--- START OF Exercise material ---
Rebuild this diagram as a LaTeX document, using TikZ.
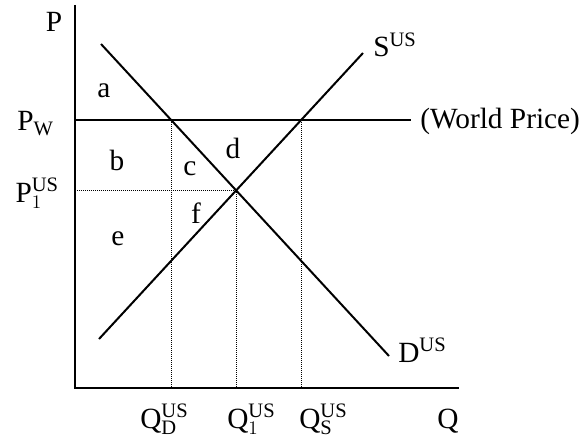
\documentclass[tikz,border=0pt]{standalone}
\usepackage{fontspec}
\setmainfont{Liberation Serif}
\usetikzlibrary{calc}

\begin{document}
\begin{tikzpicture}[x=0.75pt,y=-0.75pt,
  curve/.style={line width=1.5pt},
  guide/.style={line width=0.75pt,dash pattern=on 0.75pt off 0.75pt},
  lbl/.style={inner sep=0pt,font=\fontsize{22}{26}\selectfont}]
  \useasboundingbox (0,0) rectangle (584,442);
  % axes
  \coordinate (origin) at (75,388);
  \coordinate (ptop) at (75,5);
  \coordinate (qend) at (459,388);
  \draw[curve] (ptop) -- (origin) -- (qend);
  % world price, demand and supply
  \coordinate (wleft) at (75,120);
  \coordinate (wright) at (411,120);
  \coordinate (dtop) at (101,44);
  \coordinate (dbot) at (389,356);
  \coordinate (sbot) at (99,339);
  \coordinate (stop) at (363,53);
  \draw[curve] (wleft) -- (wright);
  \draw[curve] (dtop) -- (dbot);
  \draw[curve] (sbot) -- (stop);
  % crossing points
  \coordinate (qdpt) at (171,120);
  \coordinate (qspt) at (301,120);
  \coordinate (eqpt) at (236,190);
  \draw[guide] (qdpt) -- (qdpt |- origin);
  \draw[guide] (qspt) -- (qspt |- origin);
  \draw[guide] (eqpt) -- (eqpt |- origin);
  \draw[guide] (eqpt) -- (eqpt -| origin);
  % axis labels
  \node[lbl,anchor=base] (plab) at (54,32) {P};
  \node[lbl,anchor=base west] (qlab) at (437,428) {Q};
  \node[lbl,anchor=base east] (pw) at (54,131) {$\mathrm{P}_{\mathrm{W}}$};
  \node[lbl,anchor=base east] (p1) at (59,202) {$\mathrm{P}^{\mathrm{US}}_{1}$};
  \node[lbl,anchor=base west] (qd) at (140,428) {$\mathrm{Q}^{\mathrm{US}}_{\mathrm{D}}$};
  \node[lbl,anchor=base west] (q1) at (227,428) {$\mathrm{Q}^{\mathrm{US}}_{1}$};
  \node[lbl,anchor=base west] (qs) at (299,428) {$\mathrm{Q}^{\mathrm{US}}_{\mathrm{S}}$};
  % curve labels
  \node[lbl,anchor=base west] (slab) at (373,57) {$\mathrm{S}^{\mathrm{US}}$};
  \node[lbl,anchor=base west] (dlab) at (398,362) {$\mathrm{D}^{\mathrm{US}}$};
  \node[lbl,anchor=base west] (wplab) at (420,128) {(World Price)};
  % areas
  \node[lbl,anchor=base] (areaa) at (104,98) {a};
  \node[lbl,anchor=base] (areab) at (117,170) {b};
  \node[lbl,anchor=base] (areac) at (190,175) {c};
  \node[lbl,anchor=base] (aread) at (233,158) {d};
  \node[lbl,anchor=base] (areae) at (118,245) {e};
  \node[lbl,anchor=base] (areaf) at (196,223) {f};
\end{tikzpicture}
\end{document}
--- END OF Exercise material ---
--- START OF Exercise material ---
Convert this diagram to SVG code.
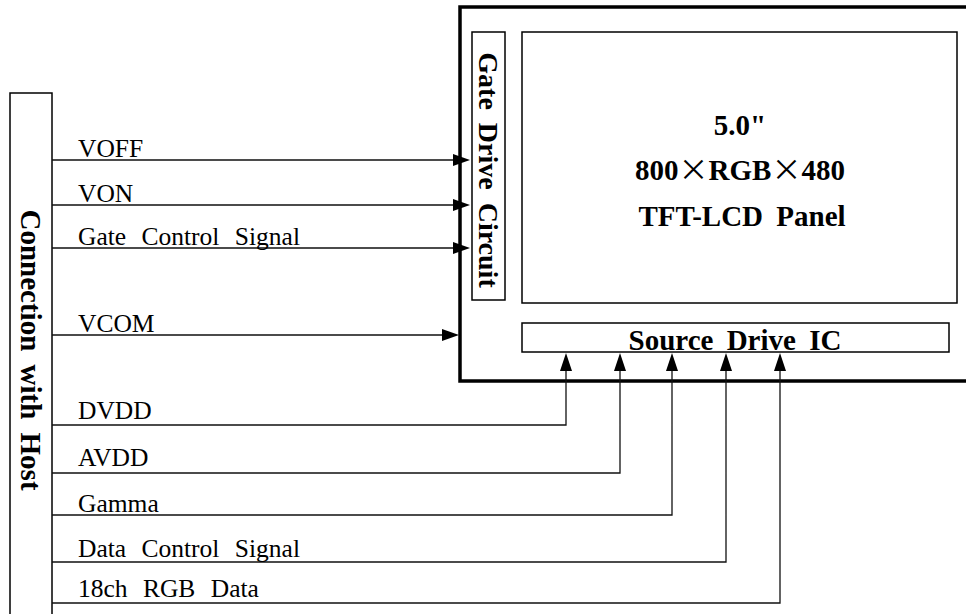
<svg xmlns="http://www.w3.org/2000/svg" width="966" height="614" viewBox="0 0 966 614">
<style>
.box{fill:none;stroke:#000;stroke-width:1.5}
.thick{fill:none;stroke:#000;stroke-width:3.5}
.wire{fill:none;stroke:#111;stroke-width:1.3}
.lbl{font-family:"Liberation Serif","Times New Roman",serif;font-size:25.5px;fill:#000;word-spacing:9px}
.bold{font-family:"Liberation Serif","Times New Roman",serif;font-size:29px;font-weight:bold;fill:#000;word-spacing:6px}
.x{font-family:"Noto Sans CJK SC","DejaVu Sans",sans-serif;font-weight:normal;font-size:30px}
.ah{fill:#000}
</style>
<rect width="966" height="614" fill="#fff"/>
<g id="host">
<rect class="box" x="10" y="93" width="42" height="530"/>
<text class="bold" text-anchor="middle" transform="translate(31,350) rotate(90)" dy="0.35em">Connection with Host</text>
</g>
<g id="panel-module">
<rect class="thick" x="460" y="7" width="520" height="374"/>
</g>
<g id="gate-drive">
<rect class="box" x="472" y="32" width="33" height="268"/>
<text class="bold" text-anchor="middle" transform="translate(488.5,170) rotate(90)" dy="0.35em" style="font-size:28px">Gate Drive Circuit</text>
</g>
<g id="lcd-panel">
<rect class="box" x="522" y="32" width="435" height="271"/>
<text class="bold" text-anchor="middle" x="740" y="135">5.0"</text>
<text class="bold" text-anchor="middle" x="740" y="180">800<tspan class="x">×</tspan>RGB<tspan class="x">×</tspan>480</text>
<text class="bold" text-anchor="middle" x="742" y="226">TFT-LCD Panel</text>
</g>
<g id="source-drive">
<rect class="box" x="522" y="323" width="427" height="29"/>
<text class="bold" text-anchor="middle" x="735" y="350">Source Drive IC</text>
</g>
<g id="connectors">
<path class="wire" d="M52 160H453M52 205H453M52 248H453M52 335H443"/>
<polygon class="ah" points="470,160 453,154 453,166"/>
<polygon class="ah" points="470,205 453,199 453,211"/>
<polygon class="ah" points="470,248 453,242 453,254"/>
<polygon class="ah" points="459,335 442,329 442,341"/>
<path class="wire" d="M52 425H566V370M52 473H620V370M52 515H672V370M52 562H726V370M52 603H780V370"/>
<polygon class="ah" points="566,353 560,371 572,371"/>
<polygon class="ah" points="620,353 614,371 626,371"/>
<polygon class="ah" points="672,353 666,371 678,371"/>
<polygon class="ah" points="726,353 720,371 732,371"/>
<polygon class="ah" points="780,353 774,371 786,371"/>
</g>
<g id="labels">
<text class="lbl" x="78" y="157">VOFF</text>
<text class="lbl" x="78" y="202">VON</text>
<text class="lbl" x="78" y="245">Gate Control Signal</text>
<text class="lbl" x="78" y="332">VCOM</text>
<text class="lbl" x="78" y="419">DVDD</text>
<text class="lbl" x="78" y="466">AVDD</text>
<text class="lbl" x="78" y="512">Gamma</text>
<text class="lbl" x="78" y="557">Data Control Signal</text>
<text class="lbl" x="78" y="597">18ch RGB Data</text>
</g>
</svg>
--- END OF Exercise material ---
To be done:
Look through the entries above and report each line where the string "this" occurs.

Completed exercise:
Rebuild this diagram as a LaTeX document, using TikZ.
Convert this diagram to SVG code.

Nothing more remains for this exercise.